Nos países cujos cidadãos usufruem as liberdades de expressão e informação, todos ficaram sabendo o que ela escreveu. Não denúncias típicas de dissidentes, nem críticas ao regime de partido único ou ao governo que ela já aplaudira no passado. Foi uma longa acusação, redigida em tom pessoal e a custo emocional enorme, de estupro e assédio sexual contra Zhang Gaoli, um integrante da cúpula do Partido Comunista Chinês (PCC) de mais de 70 anos, ex-vice-primeiro-ministro, que Peng afirmou tê-la violentado pelo menos duas vezes ao longo de uma década.

Enquanto a máquina chinesa de censura e propaganda tentava evitar que ela servisse de exemplo a outras vítimas de assédio no país, a repercussão no exterior foi enorme.

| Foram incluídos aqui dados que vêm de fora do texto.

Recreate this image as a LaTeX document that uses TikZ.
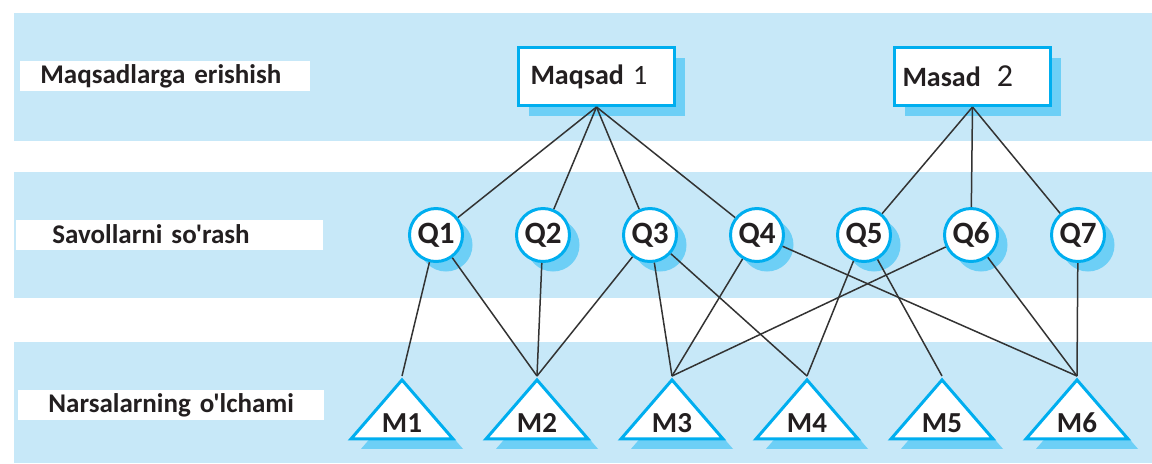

Peng despertou solidariedade de estrelas como Serena Williams ou Naomi Osaka e a atitude resoluta da WTA, que pressionou o governo chinês por garantias à segurança e à saúde dela.

Considerando a posição tíbia da China diante das denúncias da época do movimento #MeToo, é improvável que haja maiores consequências no país. Também é improvável que qualquer boicote americano assuma a proporção do que esvaziou os Jogos de Moscou, em 1980, e gerou outro dos soviéticos nos de Los Angeles, em 1984. Mesmo um boicote diplomático — em que atletas comparecem, mas autoridades não — seria inesperado.

Ainda que a atitude de Peng tenha pouco impacto na vida das vítimas de crimes sexuais na China, ela ajudou a expor a brutalidade da ditadura comunista. Mostrou que sediar eventos internacionais de envergadura em nada contribui para moderar o regime. Além disso, as trapalhadas dos veículos oficiais de comunicação para explicar o sumiço revelam a dificuldade da China para lidar com a pressão internacional que floresce nos ambientes onde a informação circula com liberdade.